Trans. Amer. Math. Soc. 373 (2020), 2699-2742 Request permission

Abstract:

A theorem of Farb and Handel [Publ. Math. Inst. Hautes Études Sci. 105 (2007), pp. 1–48] asserts that for $N\ge 4$, the natural inclusion from $\mathrm {Out}(F_N)$ into its abstract commensurator is an isomorphism.
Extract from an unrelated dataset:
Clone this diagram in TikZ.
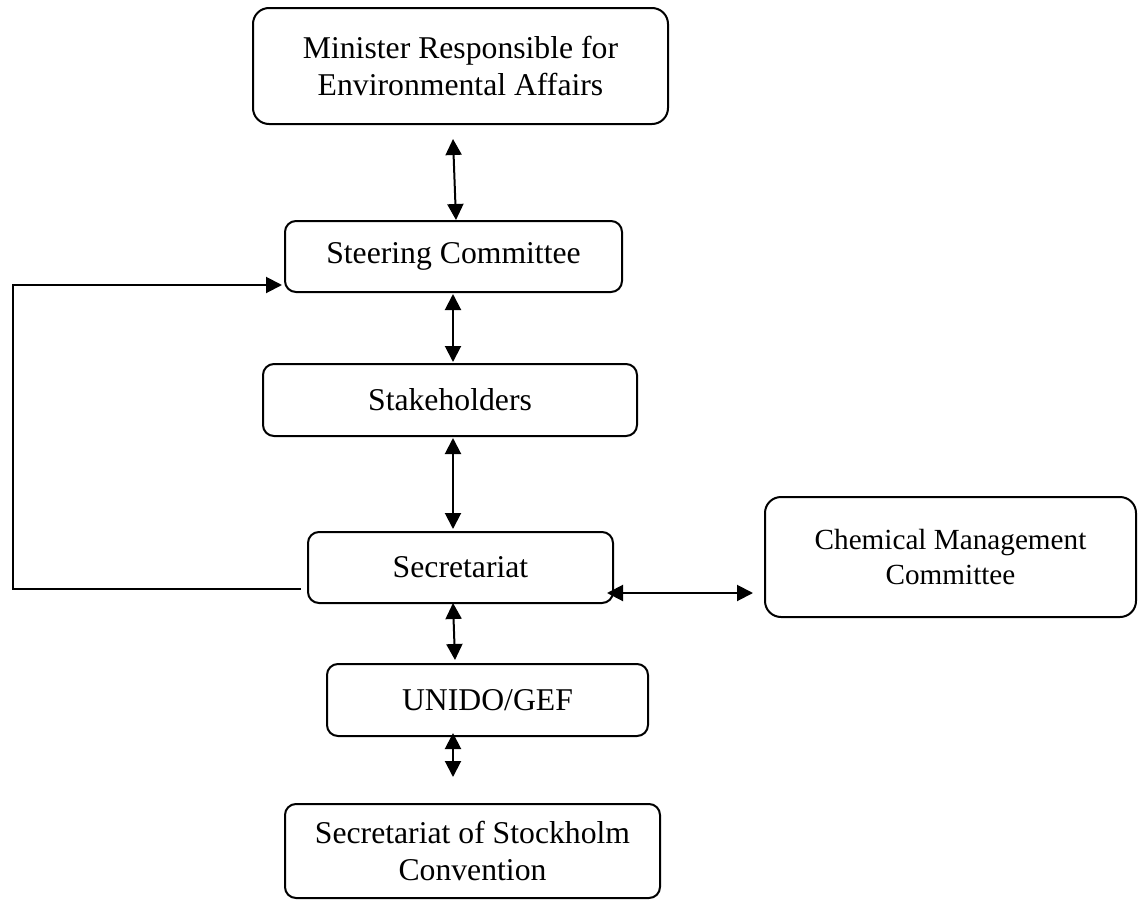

We give a new proof of their result, which enables us to generalize it to the case where $N=3$. More generally, we give sufficient conditions on a subgroup $\Gamma$ of $\mathrm {Out}(F_N)$ ensuring that its abstract commensurator $\mathrm {Comm}(\Gamma )$ is isomorphic to its relative commensurator in $\mathrm {Out}(F_N)$. In particular, we prove that the abstract commensurator of the Torelli subgroup $\mathrm {IA}_N$ for all $N\ge 3$, or more generally any term of the Andreadakis–Johnson filtration if $N\ge 4$, is equal to $\mathrm {Out}(F_N)$. Likewise, if $\Gamma$ is the kernel of the natural map from $\mathrm {Out}(F_N)$ to the outer automorphism group of a free Burnside group of rank $N\geq 3$, then the natural map $\mathrm {Out}(F_N)\to \mathrm {Comm}(\Gamma )$ is an isomorphism.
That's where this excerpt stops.